- [EXERCISE INSTRUCTIONS]: Word for word, copy all the data and drop the pictures.

********

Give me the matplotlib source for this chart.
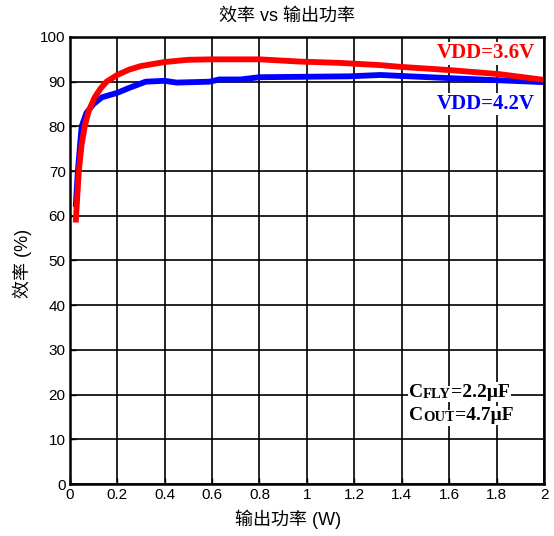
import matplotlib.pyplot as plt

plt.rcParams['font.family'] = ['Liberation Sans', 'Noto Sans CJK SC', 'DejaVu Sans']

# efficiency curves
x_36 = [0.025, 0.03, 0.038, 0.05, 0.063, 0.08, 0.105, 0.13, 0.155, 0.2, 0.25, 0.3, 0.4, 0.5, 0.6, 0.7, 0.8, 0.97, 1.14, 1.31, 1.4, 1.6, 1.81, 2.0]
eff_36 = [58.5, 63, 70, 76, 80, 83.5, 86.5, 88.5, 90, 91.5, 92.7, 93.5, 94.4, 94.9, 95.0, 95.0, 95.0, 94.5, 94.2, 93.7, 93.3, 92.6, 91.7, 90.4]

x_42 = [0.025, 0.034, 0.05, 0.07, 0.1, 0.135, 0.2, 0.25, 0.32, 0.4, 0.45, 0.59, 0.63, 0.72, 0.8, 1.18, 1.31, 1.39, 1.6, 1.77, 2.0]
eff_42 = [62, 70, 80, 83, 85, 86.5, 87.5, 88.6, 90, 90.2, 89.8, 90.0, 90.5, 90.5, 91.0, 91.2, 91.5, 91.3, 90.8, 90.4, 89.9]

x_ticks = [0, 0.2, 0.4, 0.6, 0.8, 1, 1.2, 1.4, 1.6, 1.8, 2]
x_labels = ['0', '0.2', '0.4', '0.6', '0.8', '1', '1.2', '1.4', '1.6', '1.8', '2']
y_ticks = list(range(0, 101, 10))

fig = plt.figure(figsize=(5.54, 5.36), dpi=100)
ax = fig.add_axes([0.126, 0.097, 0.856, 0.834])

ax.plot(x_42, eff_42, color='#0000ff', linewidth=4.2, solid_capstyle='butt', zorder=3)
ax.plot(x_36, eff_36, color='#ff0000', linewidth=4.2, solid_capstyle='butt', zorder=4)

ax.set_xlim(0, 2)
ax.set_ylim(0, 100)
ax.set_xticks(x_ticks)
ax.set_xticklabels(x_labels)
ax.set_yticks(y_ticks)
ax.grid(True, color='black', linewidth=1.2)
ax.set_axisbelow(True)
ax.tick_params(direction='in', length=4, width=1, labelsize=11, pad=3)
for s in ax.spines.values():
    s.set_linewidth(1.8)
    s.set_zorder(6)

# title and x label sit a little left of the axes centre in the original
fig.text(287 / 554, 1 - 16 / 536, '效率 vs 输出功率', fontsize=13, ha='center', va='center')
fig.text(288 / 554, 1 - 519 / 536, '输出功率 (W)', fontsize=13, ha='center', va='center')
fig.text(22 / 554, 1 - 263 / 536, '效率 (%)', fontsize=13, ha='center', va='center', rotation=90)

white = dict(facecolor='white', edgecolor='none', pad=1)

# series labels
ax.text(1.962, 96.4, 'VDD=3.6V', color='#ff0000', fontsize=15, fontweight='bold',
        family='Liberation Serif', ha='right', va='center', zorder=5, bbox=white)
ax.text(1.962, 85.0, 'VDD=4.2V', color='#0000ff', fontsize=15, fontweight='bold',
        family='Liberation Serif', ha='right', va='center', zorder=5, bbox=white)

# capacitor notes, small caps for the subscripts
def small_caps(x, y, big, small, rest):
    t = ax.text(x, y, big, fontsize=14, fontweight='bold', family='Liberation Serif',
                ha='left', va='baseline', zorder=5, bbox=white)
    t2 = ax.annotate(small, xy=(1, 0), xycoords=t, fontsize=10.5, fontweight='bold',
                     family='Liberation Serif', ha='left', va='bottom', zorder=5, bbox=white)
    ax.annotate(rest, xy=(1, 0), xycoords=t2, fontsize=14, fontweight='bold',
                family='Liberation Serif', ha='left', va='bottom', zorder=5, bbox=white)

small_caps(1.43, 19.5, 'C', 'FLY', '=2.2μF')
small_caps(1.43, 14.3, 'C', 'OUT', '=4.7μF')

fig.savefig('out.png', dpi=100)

********

- [EXERCISE OUTPUT]:
Give me the matplotlib source for this chart.
import matplotlib.pyplot as plt

plt.rcParams['font.family'] = ['Liberation Sans', 'Noto Sans CJK SC', 'DejaVu Sans']

# efficiency curves
x_36 = [0.025, 0.03, 0.038, 0.05, 0.063, 0.08, 0.105, 0.13, 0.155, 0.2, 0.25, 0.3, 0.4, 0.5, 0.6, 0.7, 0.8, 0.97, 1.14, 1.31, 1.4, 1.6, 1.81, 2.0]
eff_36 = [58.5, 63, 70, 76, 80, 83.5, 86.5, 88.5, 90, 91.5, 92.7, 93.5, 94.4, 94.9, 95.0, 95.0, 95.0, 94.5, 94.2, 93.7, 93.3, 92.6, 91.7, 90.4]

x_42 = [0.025, 0.034, 0.05, 0.07, 0.1, 0.135, 0.2, 0.25, 0.32, 0.4, 0.45, 0.59, 0.63, 0.72, 0.8, 1.18, 1.31, 1.39, 1.6, 1.77, 2.0]
eff_42 = [62, 70, 80, 83, 85, 86.5, 87.5, 88.6, 90, 90.2, 89.8, 90.0, 90.5, 90.5, 91.0, 91.2, 91.5, 91.3, 90.8, 90.4, 89.9]

x_ticks = [0, 0.2, 0.4, 0.6, 0.8, 1, 1.2, 1.4, 1.6, 1.8, 2]
x_labels = ['0', '0.2', '0.4', '0.6', '0.8', '1', '1.2', '1.4', '1.6', '1.8', '2']
y_ticks = list(range(0, 101, 10))

fig = plt.figure(figsize=(5.54, 5.36), dpi=100)
ax = fig.add_axes([0.126, 0.097, 0.856, 0.834])

ax.plot(x_42, eff_42, color='#0000ff', linewidth=4.2, solid_capstyle='butt', zorder=3)
ax.plot(x_36, eff_36, color='#ff0000', linewidth=4.2, solid_capstyle='butt', zorder=4)

ax.set_xlim(0, 2)
ax.set_ylim(0, 100)
ax.set_xticks(x_ticks)
ax.set_xticklabels(x_labels)
ax.set_yticks(y_ticks)
ax.grid(True, color='black', linewidth=1.2)
ax.set_axisbelow(True)
ax.tick_params(direction='in', length=4, width=1, labelsize=11, pad=3)
for s in ax.spines.values():
    s.set_linewidth(1.8)
    s.set_zorder(6)

# title and x label sit a little left of the axes centre in the original
fig.text(287 / 554, 1 - 16 / 536, '效率 vs 输出功率', fontsize=13, ha='center', va='center')
fig.text(288 / 554, 1 - 519 / 536, '输出功率 (W)', fontsize=13, ha='center', va='center')
fig.text(22 / 554, 1 - 263 / 536, '效率 (%)', fontsize=13, ha='center', va='center', rotation=90)

white = dict(facecolor='white', edgecolor='none', pad=1)

# series labels
ax.text(1.962, 96.4, 'VDD=3.6V', color='#ff0000', fontsize=15, fontweight='bold',
        family='Liberation Serif', ha='right', va='center', zorder=5, bbox=white)
ax.text(1.962, 85.0, 'VDD=4.2V', color='#0000ff', fontsize=15, fontweight='bold',
        family='Liberation Serif', ha='right', va='center', zorder=5, bbox=white)

# capacitor notes, small caps for the subscripts
def small_caps(x, y, big, small, rest):
    t = ax.text(x, y, big, fontsize=14, fontweight='bold', family='Liberation Serif',
                ha='left', va='baseline', zorder=5, bbox=white)
    t2 = ax.annotate(small, xy=(1, 0), xycoords=t, fontsize=10.5, fontweight='bold',
                     family='Liberation Serif', ha='left', va='bottom', zorder=5, bbox=white)
    ax.annotate(rest, xy=(1, 0), xycoords=t2, fontsize=14, fontweight='bold',
                family='Liberation Serif', ha='left', va='bottom', zorder=5, bbox=white)

small_caps(1.43, 19.5, 'C', 'FLY', '=2.2μF')
small_caps(1.43, 14.3, 'C', 'OUT', '=4.7μF')

fig.savefig('out.png', dpi=100)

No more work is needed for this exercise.